Mr. RANDOLPH stated his idea to be, in case the final form of the Constitution should not permit him to accede to it, that the state conventions should be at liberty to propose amendments, to be submitted to another General Convention, which may reject or incorporate them, as may be judged proper.

On the question for postponing,—

New Jersey, Maryland, North Carolina, ay, 3; New Hampshire, Massachusetts, Connecticut, Pennsylvania, Delaware, Virginia, South Carolina, Georgia, no, 8.

On the question on article 22, ten states, ay; Maryland, no.

Article 23 being taken up, as far as the words "assigned by Congress," inclusive, was agreed to, nem. con., the blank having been first filled with the word "nine," as of course.

On a motion for postponing the residue of the clause, concerning the choice of the President, &c.,

Massachusetts, Delaware, Virginia, North Carolina, ay, 4; New Hampshire, Connecticut, New Jersey, Pennsylvania, Maryland, South Carolina, Georgia, no, 7.

Mr. GOUVERNEUR MORRIS then moved to strike out the words "choose the President of the United States, and," this point, of choosing the President, not being yet finally determined; and, on this question,

Massachusetts, Connecticut, New Jersey, Pennsylvania, Delaware, Virginia, North Carolina, South Carolina, (in the printed Journal, South Carolina, no,) Georgia, ay, 9; New Hampshire, no, 1; Maryland, divided.

Article 23, as amended, was then agreed to, nem. con.

The report of the grand committee of eleven, made by Mr. Sherman, was then taken up. (See the 28th of August.)
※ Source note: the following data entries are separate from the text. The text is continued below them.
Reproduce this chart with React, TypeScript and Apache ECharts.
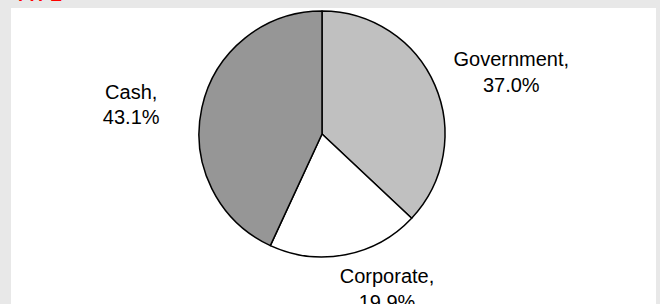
import React, { useEffect, useRef } from "react";
import * as echarts from "echarts";

const categories = ["Government", "Corporate", "Cash"];
const shares = [37.0, 19.9, 43.1];
const sliceColors = ["#c0c0c0", "#ffffff", "#969696"];
const labelLengths = [32, 34.5, 14];
const labelLengths2 = [42, 30, 52];
const labelLineHeights = [26, 26, 25];

export default function App() {
  const ref = useRef<HTMLDivElement>(null);
  useEffect(() => {
    const chart = echarts.init(ref.current!, null, { renderer: "svg" });
    chart.setOption({
      animation: false,
      backgroundColor: "#e8e8e8",
      graphic: [
        {
          type: "rect",
          z: -10,
          shape: { x: 11, y: 8, width: 645, height: 300 },
          style: { fill: "#ffffff" },
        },
        {
          type: "text",
          x: 15,
          y: 4,
          style: {
            text: "TYPE",
            fill: "#ff0000",
            fontFamily: "Liberation Sans",
            fontWeight: "bold",
            fontSize: 18,
            verticalAlign: "bottom",
          },
        },
      ],
      series: [
        {
          type: "pie",
          center: [322, 134],
          radius: 123,
          startAngle: 90,
          clockwise: true,
          avoidLabelOverlap: false,
          emphasis: { disabled: true },
          itemStyle: { borderColor: "#000000", borderWidth: 1.5 },
          label: {
            position: "outside",
            color: "#000000",
            fontFamily: "Liberation Sans",
            fontSize: 20,
            lineHeight: 25,
            formatter: (p: any) => `${p.name},\n${p.value.toFixed(1)}%`,
          },
          labelLine: { show: false },
          labelLayout: { align: "center" },
          data: categories.map((name, i) => ({
            name,
            value: shares[i],
            itemStyle: { color: sliceColors[i] },
            label: { lineHeight: labelLineHeights[i] },
            labelLine: { show: false, length: labelLengths[i], length2: labelLengths2[i] },
          })),
        },
      ],
    });
    return () => chart.dispose();
  }, []);
  return (
    <div
      ref={ref}
      style={{ position: "fixed", left: 0, top: 0, width: 660, height: 304 }}
    />
  );
}
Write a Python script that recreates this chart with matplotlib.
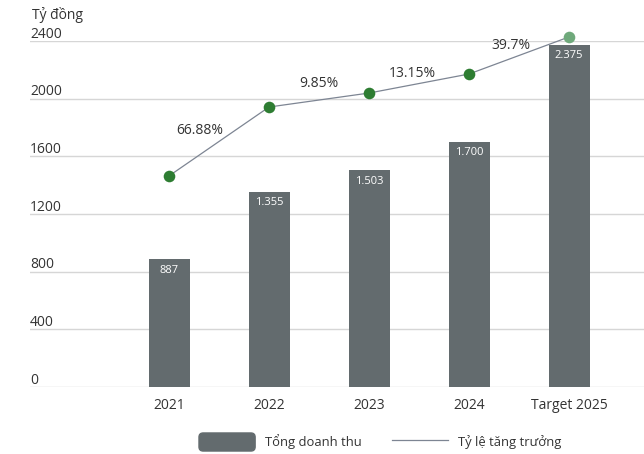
import matplotlib
matplotlib.use("Agg")
import matplotlib.pyplot as plt
import matplotlib.transforms as mtransforms
from matplotlib.patches import FancyBboxPatch
from matplotlib.lines import Line2D
from matplotlib.legend_handler import HandlerPatch

plt.rcParams['font.family'] = ['Open Sans', 'DejaVu Sans']

# revenue, billion VND
years = ["2021", "2022", "2023", "2024", "Target 2025"]
revenue = [887, 1355, 1503, 1700, 2375]
revenue_labels = ["887", "1.355", "1.503", "1.700", "2.375"]

# growth line, drawn as a trend above the bars
growth_level = [1464, 1942, 2039, 2171, 2428]
growth_labels = ["66.88%", "9.85%", "13.15%", "39.7%"]

yticks = [0, 400, 800, 1200, 1600, 2000, 2400]

BAR = "#636b6e"
GREEN = "#2e7d32"
GREEN_LIGHT = "#6fa97b"
LINE = "#7d8593"
GRID = "#d6d6d6"
TEXT = "#333333"

fig = plt.figure(figsize=(6.44, 4.54), dpi=100)
ax = fig.add_axes([30 / 644, 67 / 454, 614 / 644, 346 / 454])
ax.set_xlim(-1.39, 4.75)
ax.set_ylim(0, 2400)

for s in ax.spines.values():
    s.set_visible(False)
ax.set_yticks(yticks)
ax.yaxis.grid(True, color=GRID, linewidth=1)
ax.set_axisbelow(True)
ax.tick_params(axis="y", length=0, labelleft=False)

# y labels sit above their gridline, flush with its left end
trans = mtransforms.blended_transform_factory(ax.transAxes, ax.transData)
for v in yticks:
    ax.annotate(str(v), (0, v), xycoords=trans, xytext=(0, 2.5),
                textcoords="offset points", ha="left", va="baseline",
                fontsize=10, color=TEXT)
fig.text(32 / 644, 1 - 15 / 454, "Tỷ đồng", ha="left", va="center",
         fontsize=10, color=TEXT)

x = list(range(len(years)))
ax.set_xticks(x)
ax.set_xticklabels(years, fontsize=10, color=TEXT)
ax.tick_params(axis="x", length=0, pad=8)

bars = ax.bar(x, revenue, width=0.41, color=BAR, zorder=2)
for b, lab in zip(bars, revenue_labels):
    ax.annotate(lab, (b.get_x() + b.get_width() / 2, b.get_height()),
                xytext=(0, -4), textcoords="offset points",
                ha="center", va="top", fontsize=8, color="white", zorder=3)

ax.plot(x, growth_level, color=LINE, linewidth=0.9, zorder=3, clip_on=False)
ax.scatter(x[:-1], growth_level[:-1], s=70, color=GREEN, zorder=4,
           clip_on=False, linewidths=0)
ax.scatter(x[-1:], growth_level[-1:], s=70, color=GREEN_LIGHT, zorder=4,
           clip_on=False, linewidths=0)

label_offsets = [(-14, 8), (0, 12), (-5, 7), (-6, 7)]
for i, (lab, off) in enumerate(zip(growth_labels, label_offsets)):
    mx = (x[i] + x[i + 1]) / 2
    my = (growth_level[i] + growth_level[i + 1]) / 2
    ax.annotate(lab, (mx, my), xytext=off, textcoords="offset points",
                ha="center", va="center", fontsize=10, color=TEXT)


def rounded_patch(legend, orig_handle, xdescent, ydescent, width, height, fontsize):
    return FancyBboxPatch((-xdescent, -ydescent), width, height,
                          boxstyle="round,pad=0,rounding_size=3")


handles = [
    FancyBboxPatch((0, 0), 1, 1, color=BAR),
    Line2D([], [], color=LINE, linewidth=0.9),
]
fig.legend(handles, ["Tổng doanh thu", "Tỷ lệ tăng trưởng"],
           loc="center", bbox_to_anchor=(380 / 644, 1 - 442 / 454),
           ncol=2, frameon=False, fontsize=9.4, handlelength=4.3,
           handleheight=1.75, columnspacing=2.3, handletextpad=0.75,
           labelcolor=TEXT,
           handler_map={FancyBboxPatch: HandlerPatch(patch_func=rounded_patch)})

fig.savefig("out.png", dpi=100)
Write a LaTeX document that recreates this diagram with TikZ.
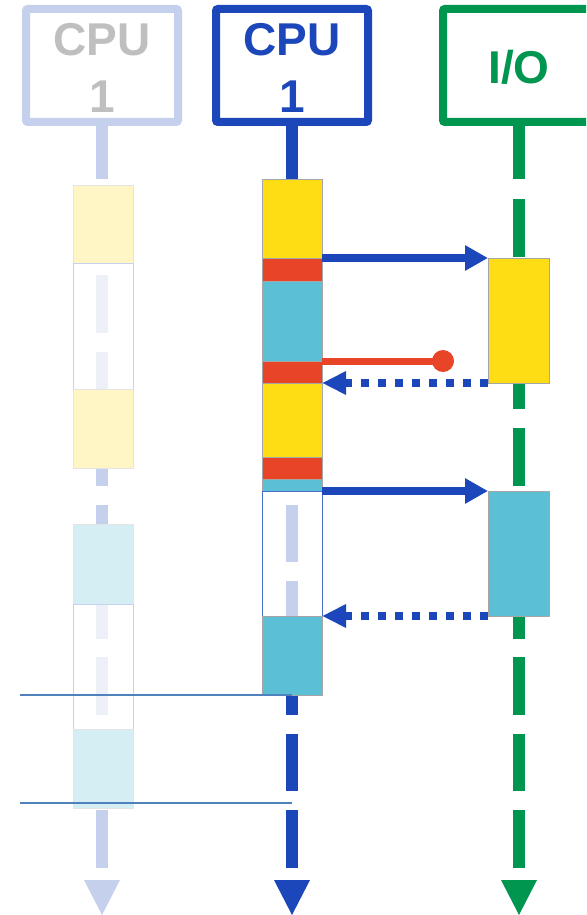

On the question to agree to the following clause, to be inserted after article 7, sect. 4,

66

nor shall

any regulation of commerce or revenue give preference to the ports of one state over those of another,"

agreed to, nem. con.

On the clause,

"or oblige vessels bound to or from any state to enter, clear, or pay duties, in another,"

Mr. MADISON thought the restriction would be inconvenient, as in the River Delaware, if a vessel cannot be required to make entry below the jurisdiction of Pennsylvania.